I wonder if this would fit with Carl’s plans for planting in the grounds…

Gardens are big part of the landscape and history of the area around the hospital. The land was originally market gardens and nurseries, which were developed into pleasure gardens in Victorian times, before becoming the landscape we recognise today – private squares included.  The V+A is actually build on the site of Brompton Nurseries. 

Interestingly, George London, famed gardener at the nurseries integrated ‘wild’ elements into his designs, alongside the fashionable formality of French and Dutch gardens of the time.  

Chelsea Physic Garden provides a link back to those times , being founded in 1673 by the Worshipful Society of Apothecaries to grow medicinal herbs and train apprentices in how to use them. During my visit I was surprised to hear the garden described as a collection, emphasising the curation and man made nature of gardens and idea of objectification and classification of vegetal life into commodities.
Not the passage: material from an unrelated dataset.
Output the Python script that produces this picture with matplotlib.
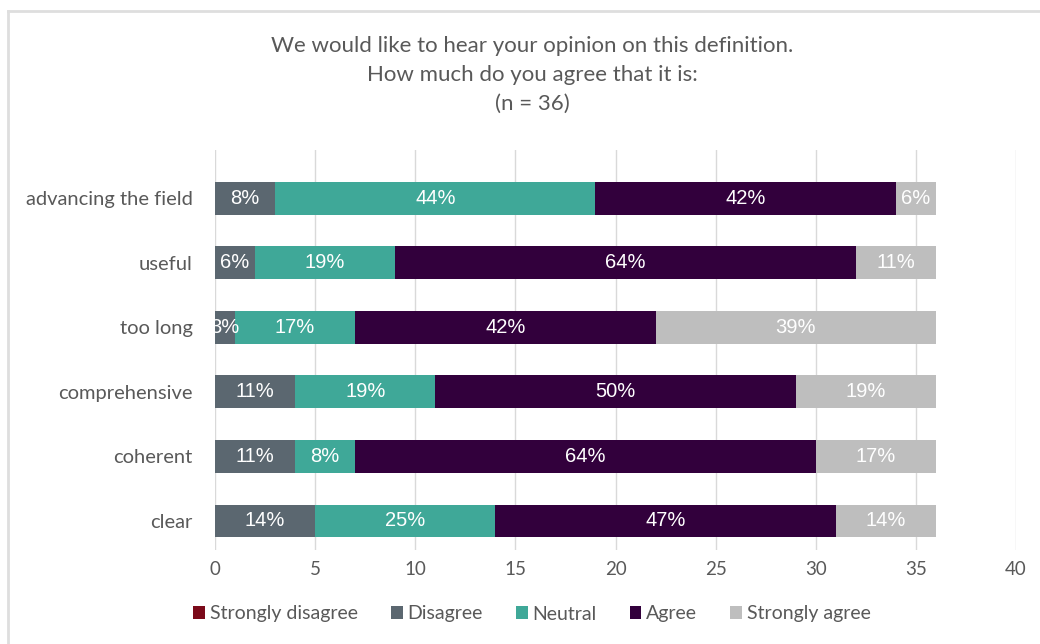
import numpy as np
import matplotlib.pyplot as plt
from matplotlib.lines import Line2D
from matplotlib.patches import Patch

# Response counts per statement (n = 36), top row first
statements = ["advancing the field", "useful", "too long",
              "comprehensive", "coherent", "clear"]
levels = ["Strongly disagree", "Disagree", "Neutral", "Agree", "Strongly agree"]
strongly_disagree = [0, 0, 0, 0, 0, 0]
disagree = [3, 2, 1, 4, 4, 5]
neutral = [16, 7, 6, 7, 3, 9]
agree = [15, 23, 15, 18, 23, 17]
strongly_agree = [2, 4, 14, 7, 6, 5]
n_resp = 36

colors = ["#7B0A1A", "#5B6770", "#3FA898", "#32003C", "#BEBEBE"]
series = [strongly_disagree, disagree, neutral, agree, strongly_agree]

text_gray = "#595959"
ui_font = ["Lato", "DejaVu Sans"]

fig = plt.figure(figsize=(10.4, 6.44), dpi=100)
ax = fig.add_axes([215 / 1040, 1 - 550 / 644, (1016 - 215) / 1040, 400 / 644])

y = np.arange(len(statements))
left = np.zeros(len(statements))
for vals, col in zip(series, colors):
    vals = np.array(vals, dtype=float)
    ax.barh(y, vals, left=left, height=0.51, color=col, zorder=3)
    for yi, (l, v) in enumerate(zip(left, vals)):
        if v > 0:
            ax.text(l + v / 2, yi, f"{round(100 * v / n_resp)}%",
                    ha="center", va="center", color="white",
                    fontsize=14.5, family="Liberation Sans", zorder=4)
    left += vals

ax.set_xlim(0, 40)
ax.set_ylim(5.45, -0.75)
ax.set_xticks(range(0, 41, 5))
ax.set_yticks(y)
ax.set_yticklabels(statements)
ax.grid(axis="x", color="#D9D9D9", linewidth=1, zorder=0)
for s in ax.spines.values():
    s.set_visible(False)
ax.tick_params(length=0, colors=text_gray)
ax.tick_params(axis="y", labelsize=14.5, pad=16)
ax.tick_params(axis="x", labelsize=13.5, pad=8)
for lab in ax.get_xticklabels() + ax.get_yticklabels():
    lab.set_family(ui_font)

fig.text(532 / 1040, 1 - 75 / 644,
         "We would like to hear your opinion on this definition.\n"
         "How much do you agree that it is:\n(n = 36)",
         ha="center", va="center", fontsize=16, color=text_gray,
         family=ui_font, linespacing=1.55)

handles = [Patch(facecolor=c, edgecolor="none") for c in colors]
fig.legend(handles, levels, loc="center", bbox_to_anchor=(532 / 1040, 1 - 614 / 644),
           ncol=5, frameon=False, handlelength=0.6, handleheight=0.6,
           handletextpad=0.25, columnspacing=1.7,
           prop={"family": ui_font, "size": 14}, labelcolor=text_gray)

# light frame around the chart area
fig.add_artist(Line2D([8 / 1040, 8 / 1040], [0, 1 - 11 / 644],
                      transform=fig.transFigure, color="#DEDEDE", linewidth=2))
fig.add_artist(Line2D([8 / 1040, 1], [1 - 11 / 644, 1 - 11 / 644],
                      transform=fig.transFigure, color="#DEDEDE", linewidth=2))

fig.savefig("out.png", dpi=100, facecolor="white")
It feels like horticulture was a massive part of the development of Chelsea and the trade of exotic plants was big business up until the mid 19th Century. It was also interesting to find out the location of CPG was based on easy access to the river for shipping and receiving new specimens. 

I’ve been touch with Lambeth Garden Museum to see if they can give me any more information on the development of gardens in the area. Hopefully I can actually visit soon.  

Earl’s Court farm in 1867. This was one of the last areas of southern Kensington to be developed.

Image source – 🗺 🖼  

As I’ve touched upon, I have been struck by how many private gardens are in the area.  I found it intriguing that there is a lot of opportunity to look into these green spaces, without having actual access to experience them (aside from a couple of days a year for Open Garden Squares Weekend) – so they become terrarium like. Interestingly the Warden case, an early type of terrarium, was invented by Nathaniel Bagshaw Ward, an English doctor who presented his design at Chelsea Physic Garden in 1854.

Whilst it was frustrating not being able to access these spaces, I was captivated by glimpses into these secret gardens and the sense of potential they offer – the concept of imagining a garden can be a power and uplifting idea.

I was also interested to read about the future of green spaces in the city as part of London’s green infrastructure plans improving the environment beyond the aesthetic rus in urbe.